◆ Aim of the exercise: Among the lines below, count those containing the word "this". Give the number only.

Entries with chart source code
>>

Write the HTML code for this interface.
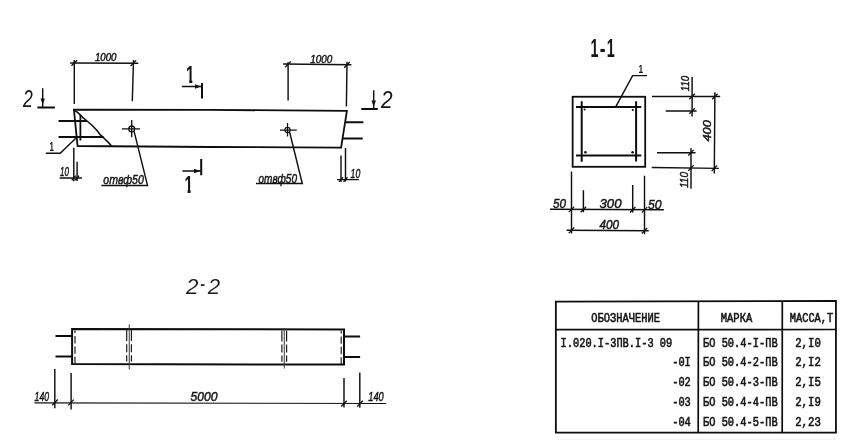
<!DOCTYPE html>
<html lang="ru">
<head>
<meta charset="utf-8">
<title>БО 50.4</title>
<style>
html,body{margin:0;padding:0;background:#fff;}
body{width:855px;height:445px;overflow:hidden;}
svg{display:block;will-change:transform;}
text{font-family:"Liberation Sans",sans-serif;fill:#151515;}
.d{font-style:italic;font-weight:normal;stroke:#151515;stroke-width:0.45;}
.L{font-style:italic;font-weight:normal;}
.m{font-family:"Liberation Mono",monospace;stroke:#151515;stroke-width:0.62;}
.K{stroke:#0d0d0d;stroke-width:2;fill:none;stroke-linecap:butt;}
.T{stroke:#111;stroke-width:1.45;fill:none;}
.t{stroke:#222;stroke-width:1;fill:none;}
</style>
</head>
<body>
<svg width="855" height="445" viewBox="0 0 855 445">
<rect x="0" y="0" width="855" height="445" fill="#fff"/>

<!-- ================= VIEW 1 : side view (top-left) ================= -->
<g id="side">
  <!-- beam outline -->
  <path class="K" d="M341.1,147.6 L210,147 L77.6,146 L73.9,109.6 L210,109.95 L346.9,110.8 Z" style="stroke-width:1.8;stroke-linejoin:miter"/>
  <!-- rebars -->
  <path class="K" d="M58.5,120.9 H87 M58.5,137.1 H103.6 M345.2,122.3 H363.4 M342.6,138.5 H362.7"/>
  <!-- end plate -->
  <path class="K" d="M80.4,115 V140.5" style="stroke-width:1.8"/>
  <!-- break curve -->
  <path class="T" d="M74,109.8 L77.2,112.2 L80.3,114.9 L83.5,118.2 L87,121 L91.7,125 L96.8,130.2 L100.4,134.9 L104,138.2 L108.3,142.4 L111.4,145.8" style="stroke-width:1.6;stroke-linejoin:round"/>
  <!-- holes -->
  <circle cx="131.7" cy="128.9" r="2.9" fill="none" stroke="#111" stroke-width="1.3"/>
  <path class="T" d="M122,128.9 H140 M131.7,119.9 V137.2" style="stroke-width:1.35"/>
  <circle cx="287.5" cy="130" r="2.6" fill="none" stroke="#111" stroke-width="1.1"/>
  <path class="T" d="M280,130 H296.8 M287.5,123 V136.4" style="stroke-width:1.25"/>
  <!-- hole leaders -->
  <path class="T" d="M134.1,131.4 L147.5,185.4 H101.4"/>
  <path class="T" d="M289.6,132 L302.3,183.5 H256"/>
  <!-- leader 1 -->
  <path class="T" d="M75.8,138.2 L60.2,153.3 H45.8"/>
  <!-- dims 1000 left -->
  <path class="T" d="M70.2,63 L138.3,63.3 M74.3,60 V104 M133.5,60 L132.3,101.3"/>
  <path class="T" style="stroke-width:1.3" d="M71.5,65.8 L77.1,60.2 M130.6,66 L136.2,60.4"/>
  <!-- dims 1000 right -->
  <path class="T" d="M283.1,64 L351.4,64.8 M288.1,62.2 V100.4 M347,61.7 L346.4,106.6"/>
  <path class="T" style="stroke-width:1.3" d="M285.2,67.2 L290.8,61.4 M344.2,67.8 L349.8,62"/>
  <!-- dim 10 left -->
  <path class="T" d="M73.8,147.8 V181.2 M77.1,161.7 V181 M59.6,177.9 H81.9"/>
  <path class="T" style="stroke-width:1.3" d="M71.8,180.2 L75.8,175.6 M75.1,180.2 L79.1,175.6"/>
  <!-- dim 10 right -->
  <path class="T" d="M341,155.6 V182 M345.5,148 V181.4 M337.1,179.6 H358.9"/>
  <path class="T" style="stroke-width:1.3" d="M339,181.9 L343,177.3 M343.5,181.9 L347.5,177.3"/>
  <!-- section marks 1 -->
  <path class="K" d="M202,83 V98.6 M201.2,159 V175.3"/>
  <path class="T" d="M181.8,86.5 H201 M182.4,171 H200.5"/>
  <path d="M201.2,86.5 L195,84.3 L195,88.7 Z M200.6,171 L194,168.8 L194,173.2 Z" fill="#111"/>
  <!-- section marks 2 -->
  <path class="K" d="M37.4,107.5 H54.9 M361.3,109.1 H377.8"/>
  <path class="T" d="M42.7,88.3 V107.4 M373.7,90.2 V109"/>
  <path d="M42.7,104.6 L40.5,98.6 L44.9,98.6 Z M373.7,106.6 L371.4,100.4 L376,100.4 Z" fill="#111"/>
  <!-- texts -->
  <text class="d" x="95" y="61" font-size="10.4" textLength="21.5" lengthAdjust="spacingAndGlyphs">1000</text>
  <text class="d" x="310.2" y="62.8" font-size="10.8" textLength="22" lengthAdjust="spacingAndGlyphs">1000</text>
  <text class="d" x="60" y="175.9" font-size="12.6" textLength="8.8" lengthAdjust="spacingAndGlyphs">10</text>
  <text class="d" x="350.6" y="178.3" font-size="12.6" textLength="9.6" lengthAdjust="spacingAndGlyphs">10</text>
  <text class="d" x="103.3" y="183.7" font-size="12" textLength="40.5" lengthAdjust="spacingAndGlyphs">отвф50</text>
  <text class="d" x="258.5" y="182.6" font-size="12" textLength="38.5" lengthAdjust="spacingAndGlyphs">отвф50</text>
  <text x="49.6" y="151" font-size="12.6" font-weight="bold" textLength="4.4" lengthAdjust="spacingAndGlyphs">1</text>
  <text class="L" x="23.1" y="106.9" font-size="24.3" textLength="9.8" lengthAdjust="spacingAndGlyphs">2</text>
  <text class="L" x="380.9" y="107.8" font-size="23.6" textLength="11.6" lengthAdjust="spacingAndGlyphs">2</text>
  <clipPath id="c1"><path d="M180,60 H200 V79.8 H192.3 V86 H189.2 V79.8 H180 Z"/></clipPath>
  <text clip-path="url(#c1)" x="186.1" y="83" font-size="23.3" font-weight="bold" textLength="8.4" lengthAdjust="spacingAndGlyphs">1</text>
  <clipPath id="c2"><path d="M178,170 H198 V190.3 H190.6 V196 H187.6 V190.3 H178 Z"/></clipPath>
  <text clip-path="url(#c2)" x="184.6" y="193.2" font-size="23.3" font-weight="bold" textLength="8.4" lengthAdjust="spacingAndGlyphs">1</text>
</g>

<!-- ================= SECTION 1-1 (top-right) ================= -->
<g id="sec11">
  <text y="57" font-size="25.3" font-weight="bold"><tspan x="590.4" textLength="8" lengthAdjust="spacingAndGlyphs">1</tspan><tspan x="599.7" textLength="5.8" lengthAdjust="spacingAndGlyphs">-</tspan><tspan x="606.8" textLength="8" lengthAdjust="spacingAndGlyphs">1</tspan></text>
  <rect class="K" x="572.65" y="96.75" width="72.55" height="70.05" style="stroke-width:1.8"/>
  <!-- stirrups -->
  <path class="K" d="M576,106.95 H641.3 M576,155.5 H641.3 M581.7,101.2 V161.8 M636.1,101.2 V161.6"/>
  <circle cx="585.4" cy="152.2" r="1.3" fill="#111"/><circle cx="632.6" cy="152.3" r="1.3" fill="#111"/>
  <circle cx="632.8" cy="110" r="1.1" fill="#111"/><circle cx="584.6" cy="109.6" r="1" fill="#111"/>
  <!-- leader -->
  <path class="T" d="M616,106.4 L632.6,75.6 H647"/>
  <text x="638.6" y="73.4" font-size="11.6" font-weight="bold" textLength="4.6" lengthAdjust="spacingAndGlyphs">1</text>
  <!-- right dims -->
  <path class="T" d="M652,96.5 H720.2 M665.7,111 H696.6 M657,152.7 H695.5 M651.7,167.5 L718.8,168.4"/>
  <path class="T" d="M692.1,77 V116.4 M691,148.2 V188.8 M714.9,92.2 L714.3,173.5"/>
  <path class="T" style="stroke-width:1.3" d="M689.4,99.3 L694.8,93.7 M689.4,113.8 L694.8,108.2 M688.3,155.5 L693.7,149.9 M688.3,170.7 L693.7,165.1 M712.2,99.3 L717.6,93.7 M711.6,171.1 L717,165.5"/>
  <text class="d" transform="translate(688.9,91.3) rotate(-90)" font-size="10.6" textLength="15.5" lengthAdjust="spacingAndGlyphs">110</text>
  <text class="d" transform="translate(688.4,188) rotate(-90)" font-size="10.6" textLength="16" lengthAdjust="spacingAndGlyphs">110</text>
  <text class="d" transform="translate(711.2,141.6) rotate(-90)" font-size="10.8" textLength="21.4" lengthAdjust="spacingAndGlyphs">400</text>
  <!-- bottom dims -->
  <path class="T" d="M571.5,171.5 V233.6 M583.4,190.2 V212.2 M632.7,185 V212.6 M644.5,175.7 V234.2"/>
  <path class="T" d="M550,209.3 L663.9,209.8 M566.6,230.2 L648.7,230.7"/>
  <path class="T" style="stroke-width:1.3" d="M568.8,212.1 L574.2,206.6 M580.7,212.2 L586.1,206.7 M630,212.5 L635.4,207 M641.8,212.6 L647.2,207.1 M568.8,233.1 L574.2,227.5 M641.8,233.5 L647.2,228"/>
  <text class="d" x="553" y="208" font-size="12.6" textLength="13" lengthAdjust="spacingAndGlyphs">50</text>
  <text class="d" x="599.5" y="208.4" font-size="12.6" textLength="22" lengthAdjust="spacingAndGlyphs">300</text>
  <text class="d" x="648" y="208.6" font-size="12.6" textLength="13.5" lengthAdjust="spacingAndGlyphs">50</text>
  <text class="d" x="599.4" y="229.4" font-size="12" textLength="19.6" lengthAdjust="spacingAndGlyphs">400</text>
</g>

<!-- ================= VIEW 2-2 (bottom-left) ================= -->
<g id="sec22">
  <text class="L" y="293.6" font-size="22.4" stroke="#fff" stroke-width="0.15"><tspan x="186">2</tspan><tspan x="199.9" dy="-2.7" textLength="5" lengthAdjust="spacingAndGlyphs">-</tspan><tspan x="207.7" dy="2.7">2</tspan></text>
  <path class="K" d="M72.1,329.1 L344,329.5 L344,364.6 L72.1,364.1 Z" style="stroke-width:2"/>
  <path class="K" d="M55.5,335.9 H72 M55.5,356.6 H72 M344,336.6 H360.1 M344,357.1 H360.1"/>
  <path class="t" d="M75,330.4 V363.5" stroke-dasharray="7.4,3" stroke-dashoffset="4.8" style="stroke:#1c1c1c;stroke-width:1.2"/>
  <path class="t" d="M341.2,330.8 V364" stroke-dasharray="7.4,3" stroke-dashoffset="4.8" style="stroke:#1c1c1c;stroke-width:1.2"/>
  <!-- holes -->
  <path class="t" d="M129.25,324.2 V369.5 M284.25,328 V368.5" style="stroke:#3a3a3a;stroke-width:1"/>
  <path class="t" d="M126.7,330 V363.4 M131.4,330 V363.4 M281.9,330.4 V363.8 M286.6,330.4 V363.8" stroke-dasharray="11,3.2,8,3,6.2,3" style="stroke:#1c1c1c;stroke-width:1.2"/>
  <!-- dims -->
  <path class="T" d="M54.8,368.9 V408.3 M71.1,372.9 V409.4 M344,377.9 V407.5 M359.8,372.6 V407.7"/>
  <path class="T" d="M34.5,402.8 L386.2,403.5" style="stroke-width:1.2"/>
  <path class="T" style="stroke-width:1.3" d="M52.2,405.3 L57.8,399.5 M68.2,405.4 L73.8,399.6 M341.2,406.5 L346.8,400.7 M357.2,406.6 L362.8,400.8"/>
  <text class="d" x="34.6" y="400.7" font-size="12.4" textLength="14.5" lengthAdjust="spacingAndGlyphs">140</text>
  <text class="d" x="190.5" y="401.2" font-size="12.4" textLength="27" lengthAdjust="spacingAndGlyphs">5000</text>
  <text class="d" x="368.3" y="401.2" font-size="12.4" textLength="15.5" lengthAdjust="spacingAndGlyphs">140</text>
</g>

<!-- ================= TABLE (bottom-right) ================= -->
<g id="tbl">
  <path d="M555.85,301.7 L835.95,300.8 L835.95,432.65 L555.85,432.7 Z" fill="none" stroke="#0d0d0d" stroke-width="1.8"/>
  <path d="M555.85,329.6 L835.95,329.5 M698.4,301 L698.2,432.6 M782.3,301 L782.2,432.6" fill="none" stroke="#0d0d0d" stroke-width="1.7"/>
  <g class="m" font-size="13">
    <text class="m" x="591.3" y="322.1" textLength="68.8" lengthAdjust="spacingAndGlyphs">ОБОЗНАЧЕНИЕ</text>
    <text class="m" x="720.8" y="322.1" textLength="31.4" lengthAdjust="spacingAndGlyphs">МАРКА</text>
    <text class="m" x="789.8" y="322.1" textLength="43.4" lengthAdjust="spacingAndGlyphs">МАССА,Т</text>
    <text class="m" x="560.6" y="346.50" textLength="111.6" lengthAdjust="spacingAndGlyphs">I.020.I-3ПВ.I-3 09</text>
    <text class="m" x="672.2" y="366.45" textLength="18.6" lengthAdjust="spacingAndGlyphs">-0I</text>
    <text class="m" x="672.2" y="386.40" textLength="18.6" lengthAdjust="spacingAndGlyphs">-02</text>
    <text class="m" x="672.2" y="406.35" textLength="18.6" lengthAdjust="spacingAndGlyphs">-03</text>
    <text class="m" x="672.2" y="426.30" textLength="18.6" lengthAdjust="spacingAndGlyphs">-04</text>
    <text class="m" x="703" y="346.50" textLength="74.6" lengthAdjust="spacingAndGlyphs">БО 50.4-I-ПВ</text>
    <text class="m" x="703" y="366.45" textLength="74.6" lengthAdjust="spacingAndGlyphs">БО 50.4-2-ПВ</text>
    <text class="m" x="703" y="386.40" textLength="74.6" lengthAdjust="spacingAndGlyphs">БО 50.4-3-ПВ</text>
    <text class="m" x="703" y="406.35" textLength="74.6" lengthAdjust="spacingAndGlyphs">БО 50.4-4-ПВ</text>
    <text class="m" x="703" y="426.30" textLength="74.6" lengthAdjust="spacingAndGlyphs">БО 50.4-5-ПВ</text>
    <text class="m" x="795.2" y="346.50" textLength="25.6" lengthAdjust="spacingAndGlyphs">2,I0</text>
    <text class="m" x="795.2" y="366.45" textLength="25.6" lengthAdjust="spacingAndGlyphs">2,I2</text>
    <text class="m" x="795.2" y="386.40" textLength="25.6" lengthAdjust="spacingAndGlyphs">2,I5</text>
    <text class="m" x="795.2" y="406.35" textLength="25.6" lengthAdjust="spacingAndGlyphs">2,I9</text>
    <text class="m" x="795.2" y="426.30" textLength="25.6" lengthAdjust="spacingAndGlyphs">2,23</text>
  </g>
  <path d="M556,439.2 H836" stroke="#ececec" stroke-width="1" fill="none"/>
</g>
</svg>
</body>
</html>
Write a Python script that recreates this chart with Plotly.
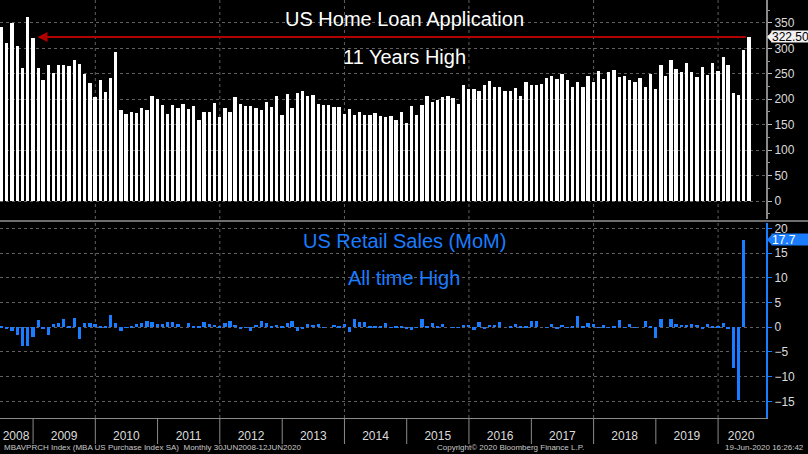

<<

◆ Task response: 2